------ Dataset extract
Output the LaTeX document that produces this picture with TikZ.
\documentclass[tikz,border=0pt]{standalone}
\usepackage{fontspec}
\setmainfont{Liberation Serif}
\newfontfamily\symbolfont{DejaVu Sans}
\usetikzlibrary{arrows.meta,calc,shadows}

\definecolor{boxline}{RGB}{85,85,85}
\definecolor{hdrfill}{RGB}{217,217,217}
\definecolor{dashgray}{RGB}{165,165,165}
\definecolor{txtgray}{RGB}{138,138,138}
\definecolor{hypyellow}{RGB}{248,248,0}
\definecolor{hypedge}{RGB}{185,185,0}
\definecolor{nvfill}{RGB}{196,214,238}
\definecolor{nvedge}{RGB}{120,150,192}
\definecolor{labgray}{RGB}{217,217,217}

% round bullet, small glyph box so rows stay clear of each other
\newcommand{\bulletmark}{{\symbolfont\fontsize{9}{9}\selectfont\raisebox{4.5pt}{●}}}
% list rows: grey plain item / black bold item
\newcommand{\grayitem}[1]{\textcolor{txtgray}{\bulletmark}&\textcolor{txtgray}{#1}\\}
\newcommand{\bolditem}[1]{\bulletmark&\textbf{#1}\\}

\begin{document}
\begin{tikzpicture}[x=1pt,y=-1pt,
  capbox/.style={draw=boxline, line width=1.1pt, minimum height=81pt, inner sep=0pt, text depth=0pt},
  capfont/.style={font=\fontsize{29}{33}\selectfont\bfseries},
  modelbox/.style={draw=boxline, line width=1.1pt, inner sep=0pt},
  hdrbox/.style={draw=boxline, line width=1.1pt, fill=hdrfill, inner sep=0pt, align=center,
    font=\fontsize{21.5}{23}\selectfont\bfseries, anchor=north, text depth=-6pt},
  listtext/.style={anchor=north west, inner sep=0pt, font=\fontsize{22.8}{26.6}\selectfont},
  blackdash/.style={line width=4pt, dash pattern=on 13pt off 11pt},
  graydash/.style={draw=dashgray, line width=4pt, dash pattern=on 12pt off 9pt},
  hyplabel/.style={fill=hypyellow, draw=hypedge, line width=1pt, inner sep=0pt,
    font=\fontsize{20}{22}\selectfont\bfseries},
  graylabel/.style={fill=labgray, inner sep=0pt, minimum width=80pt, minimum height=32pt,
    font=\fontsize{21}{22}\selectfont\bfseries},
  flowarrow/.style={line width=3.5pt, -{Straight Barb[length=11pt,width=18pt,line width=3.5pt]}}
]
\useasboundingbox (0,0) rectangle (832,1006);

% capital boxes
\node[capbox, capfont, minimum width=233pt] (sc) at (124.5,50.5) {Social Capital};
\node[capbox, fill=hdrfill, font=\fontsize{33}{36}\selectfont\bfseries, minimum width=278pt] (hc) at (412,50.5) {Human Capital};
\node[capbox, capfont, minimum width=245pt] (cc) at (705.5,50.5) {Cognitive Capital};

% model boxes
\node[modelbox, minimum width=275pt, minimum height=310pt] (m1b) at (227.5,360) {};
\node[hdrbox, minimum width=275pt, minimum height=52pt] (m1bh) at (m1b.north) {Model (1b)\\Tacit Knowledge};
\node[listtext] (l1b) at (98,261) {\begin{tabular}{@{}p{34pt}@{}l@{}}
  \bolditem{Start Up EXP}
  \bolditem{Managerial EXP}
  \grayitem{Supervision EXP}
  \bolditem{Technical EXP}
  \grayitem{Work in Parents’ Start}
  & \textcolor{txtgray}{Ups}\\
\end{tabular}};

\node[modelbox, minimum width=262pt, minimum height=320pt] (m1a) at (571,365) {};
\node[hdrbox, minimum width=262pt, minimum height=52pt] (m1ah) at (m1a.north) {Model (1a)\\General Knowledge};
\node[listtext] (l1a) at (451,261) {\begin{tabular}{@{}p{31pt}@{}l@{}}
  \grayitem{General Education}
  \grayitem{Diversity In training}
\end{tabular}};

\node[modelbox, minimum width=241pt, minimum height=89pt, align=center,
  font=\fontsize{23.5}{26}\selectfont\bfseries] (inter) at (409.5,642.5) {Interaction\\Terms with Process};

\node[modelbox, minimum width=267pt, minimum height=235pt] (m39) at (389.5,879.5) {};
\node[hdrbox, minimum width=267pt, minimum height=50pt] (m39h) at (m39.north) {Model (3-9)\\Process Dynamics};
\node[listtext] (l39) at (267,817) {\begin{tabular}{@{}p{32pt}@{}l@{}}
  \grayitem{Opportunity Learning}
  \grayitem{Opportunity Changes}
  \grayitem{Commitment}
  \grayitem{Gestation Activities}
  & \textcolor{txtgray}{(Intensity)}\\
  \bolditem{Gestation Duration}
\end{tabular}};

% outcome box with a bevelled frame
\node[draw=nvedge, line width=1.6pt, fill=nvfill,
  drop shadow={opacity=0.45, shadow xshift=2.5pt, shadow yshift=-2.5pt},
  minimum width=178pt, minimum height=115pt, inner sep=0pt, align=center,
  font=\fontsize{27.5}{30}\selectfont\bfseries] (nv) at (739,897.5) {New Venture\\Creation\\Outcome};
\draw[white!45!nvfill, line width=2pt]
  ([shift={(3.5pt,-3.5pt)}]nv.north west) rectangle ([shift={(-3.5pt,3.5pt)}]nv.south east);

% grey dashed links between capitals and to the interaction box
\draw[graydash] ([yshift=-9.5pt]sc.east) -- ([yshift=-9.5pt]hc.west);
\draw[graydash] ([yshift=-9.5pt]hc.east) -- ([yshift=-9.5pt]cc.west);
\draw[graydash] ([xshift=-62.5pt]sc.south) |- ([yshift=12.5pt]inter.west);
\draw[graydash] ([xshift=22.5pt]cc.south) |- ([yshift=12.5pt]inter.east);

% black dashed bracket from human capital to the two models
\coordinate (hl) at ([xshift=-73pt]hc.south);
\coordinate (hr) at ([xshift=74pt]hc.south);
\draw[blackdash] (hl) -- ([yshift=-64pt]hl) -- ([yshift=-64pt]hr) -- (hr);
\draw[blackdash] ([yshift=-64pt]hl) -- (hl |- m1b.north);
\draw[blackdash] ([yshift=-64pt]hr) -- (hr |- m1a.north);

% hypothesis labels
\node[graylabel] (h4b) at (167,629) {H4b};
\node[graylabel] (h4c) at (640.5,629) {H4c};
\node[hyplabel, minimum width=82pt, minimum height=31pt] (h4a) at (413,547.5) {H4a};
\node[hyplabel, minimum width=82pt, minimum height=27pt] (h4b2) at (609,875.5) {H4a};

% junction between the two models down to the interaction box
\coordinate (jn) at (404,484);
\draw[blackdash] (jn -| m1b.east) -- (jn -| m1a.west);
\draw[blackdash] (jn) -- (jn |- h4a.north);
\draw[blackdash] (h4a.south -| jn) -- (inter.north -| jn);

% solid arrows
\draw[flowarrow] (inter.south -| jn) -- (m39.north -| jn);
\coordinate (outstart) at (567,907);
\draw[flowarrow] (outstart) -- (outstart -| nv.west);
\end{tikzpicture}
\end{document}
------------
Repeat the data above, word for word.

Output the LaTeX document that produces this picture with TikZ.
\documentclass[tikz,border=0pt]{standalone}
\usepackage{fontspec}
\setmainfont{Liberation Serif}
\newfontfamily\symbolfont{DejaVu Sans}
\usetikzlibrary{arrows.meta,calc,shadows}

\definecolor{boxline}{RGB}{85,85,85}
\definecolor{hdrfill}{RGB}{217,217,217}
\definecolor{dashgray}{RGB}{165,165,165}
\definecolor{txtgray}{RGB}{138,138,138}
\definecolor{hypyellow}{RGB}{248,248,0}
\definecolor{hypedge}{RGB}{185,185,0}
\definecolor{nvfill}{RGB}{196,214,238}
\definecolor{nvedge}{RGB}{120,150,192}
\definecolor{labgray}{RGB}{217,217,217}

% round bullet, small glyph box so rows stay clear of each other
\newcommand{\bulletmark}{{\symbolfont\fontsize{9}{9}\selectfont\raisebox{4.5pt}{●}}}
% list rows: grey plain item / black bold item
\newcommand{\grayitem}[1]{\textcolor{txtgray}{\bulletmark}&\textcolor{txtgray}{#1}\\}
\newcommand{\bolditem}[1]{\bulletmark&\textbf{#1}\\}

\begin{document}
\begin{tikzpicture}[x=1pt,y=-1pt,
  capbox/.style={draw=boxline, line width=1.1pt, minimum height=81pt, inner sep=0pt, text depth=0pt},
  capfont/.style={font=\fontsize{29}{33}\selectfont\bfseries},
  modelbox/.style={draw=boxline, line width=1.1pt, inner sep=0pt},
  hdrbox/.style={draw=boxline, line width=1.1pt, fill=hdrfill, inner sep=0pt, align=center,
    font=\fontsize{21.5}{23}\selectfont\bfseries, anchor=north, text depth=-6pt},
  listtext/.style={anchor=north west, inner sep=0pt, font=\fontsize{22.8}{26.6}\selectfont},
  blackdash/.style={line width=4pt, dash pattern=on 13pt off 11pt},
  graydash/.style={draw=dashgray, line width=4pt, dash pattern=on 12pt off 9pt},
  hyplabel/.style={fill=hypyellow, draw=hypedge, line width=1pt, inner sep=0pt,
    font=\fontsize{20}{22}\selectfont\bfseries},
  graylabel/.style={fill=labgray, inner sep=0pt, minimum width=80pt, minimum height=32pt,
    font=\fontsize{21}{22}\selectfont\bfseries},
  flowarrow/.style={line width=3.5pt, -{Straight Barb[length=11pt,width=18pt,line width=3.5pt]}}
]
\useasboundingbox (0,0) rectangle (832,1006);

% capital boxes
\node[capbox, capfont, minimum width=233pt] (sc) at (124.5,50.5) {Social Capital};
\node[capbox, fill=hdrfill, font=\fontsize{33}{36}\selectfont\bfseries, minimum width=278pt] (hc) at (412,50.5) {Human Capital};
\node[capbox, capfont, minimum width=245pt] (cc) at (705.5,50.5) {Cognitive Capital};

% model boxes
\node[modelbox, minimum width=275pt, minimum height=310pt] (m1b) at (227.5,360) {};
\node[hdrbox, minimum width=275pt, minimum height=52pt] (m1bh) at (m1b.north) {Model (1b)\\Tacit Knowledge};
\node[listtext] (l1b) at (98,261) {\begin{tabular}{@{}p{34pt}@{}l@{}}
  \bolditem{Start Up EXP}
  \bolditem{Managerial EXP}
  \grayitem{Supervision EXP}
  \bolditem{Technical EXP}
  \grayitem{Work in Parents’ Start}
  & \textcolor{txtgray}{Ups}\\
\end{tabular}};

\node[modelbox, minimum width=262pt, minimum height=320pt] (m1a) at (571,365) {};
\node[hdrbox, minimum width=262pt, minimum height=52pt] (m1ah) at (m1a.north) {Model (1a)\\General Knowledge};
\node[listtext] (l1a) at (451,261) {\begin{tabular}{@{}p{31pt}@{}l@{}}
  \grayitem{General Education}
  \grayitem{Diversity In training}
\end{tabular}};

\node[modelbox, minimum width=241pt, minimum height=89pt, align=center,
  font=\fontsize{23.5}{26}\selectfont\bfseries] (inter) at (409.5,642.5) {Interaction\\Terms with Process};

\node[modelbox, minimum width=267pt, minimum height=235pt] (m39) at (389.5,879.5) {};
\node[hdrbox, minimum width=267pt, minimum height=50pt] (m39h) at (m39.north) {Model (3-9)\\Process Dynamics};
\node[listtext] (l39) at (267,817) {\begin{tabular}{@{}p{32pt}@{}l@{}}
  \grayitem{Opportunity Learning}
  \grayitem{Opportunity Changes}
  \grayitem{Commitment}
  \grayitem{Gestation Activities}
  & \textcolor{txtgray}{(Intensity)}\\
  \bolditem{Gestation Duration}
\end{tabular}};

% outcome box with a bevelled frame
\node[draw=nvedge, line width=1.6pt, fill=nvfill,
  drop shadow={opacity=0.45, shadow xshift=2.5pt, shadow yshift=-2.5pt},
  minimum width=178pt, minimum height=115pt, inner sep=0pt, align=center,
  font=\fontsize{27.5}{30}\selectfont\bfseries] (nv) at (739,897.5) {New Venture\\Creation\\Outcome};
\draw[white!45!nvfill, line width=2pt]
  ([shift={(3.5pt,-3.5pt)}]nv.north west) rectangle ([shift={(-3.5pt,3.5pt)}]nv.south east);

% grey dashed links between capitals and to the interaction box
\draw[graydash] ([yshift=-9.5pt]sc.east) -- ([yshift=-9.5pt]hc.west);
\draw[graydash] ([yshift=-9.5pt]hc.east) -- ([yshift=-9.5pt]cc.west);
\draw[graydash] ([xshift=-62.5pt]sc.south) |- ([yshift=12.5pt]inter.west);
\draw[graydash] ([xshift=22.5pt]cc.south) |- ([yshift=12.5pt]inter.east);

% black dashed bracket from human capital to the two models
\coordinate (hl) at ([xshift=-73pt]hc.south);
\coordinate (hr) at ([xshift=74pt]hc.south);
\draw[blackdash] (hl) -- ([yshift=-64pt]hl) -- ([yshift=-64pt]hr) -- (hr);
\draw[blackdash] ([yshift=-64pt]hl) -- (hl |- m1b.north);
\draw[blackdash] ([yshift=-64pt]hr) -- (hr |- m1a.north);

% hypothesis labels
\node[graylabel] (h4b) at (167,629) {H4b};
\node[graylabel] (h4c) at (640.5,629) {H4c};
\node[hyplabel, minimum width=82pt, minimum height=31pt] (h4a) at (413,547.5) {H4a};
\node[hyplabel, minimum width=82pt, minimum height=27pt] (h4b2) at (609,875.5) {H4a};

% junction between the two models down to the interaction box
\coordinate (jn) at (404,484);
\draw[blackdash] (jn -| m1b.east) -- (jn -| m1a.west);
\draw[blackdash] (jn) -- (jn |- h4a.north);
\draw[blackdash] (h4a.south -| jn) -- (inter.north -| jn);

% solid arrows
\draw[flowarrow] (inter.south -| jn) -- (m39.north -| jn);
\coordinate (outstart) at (567,907);
\draw[flowarrow] (outstart) -- (outstart -| nv.west);
\end{tikzpicture}
\end{document}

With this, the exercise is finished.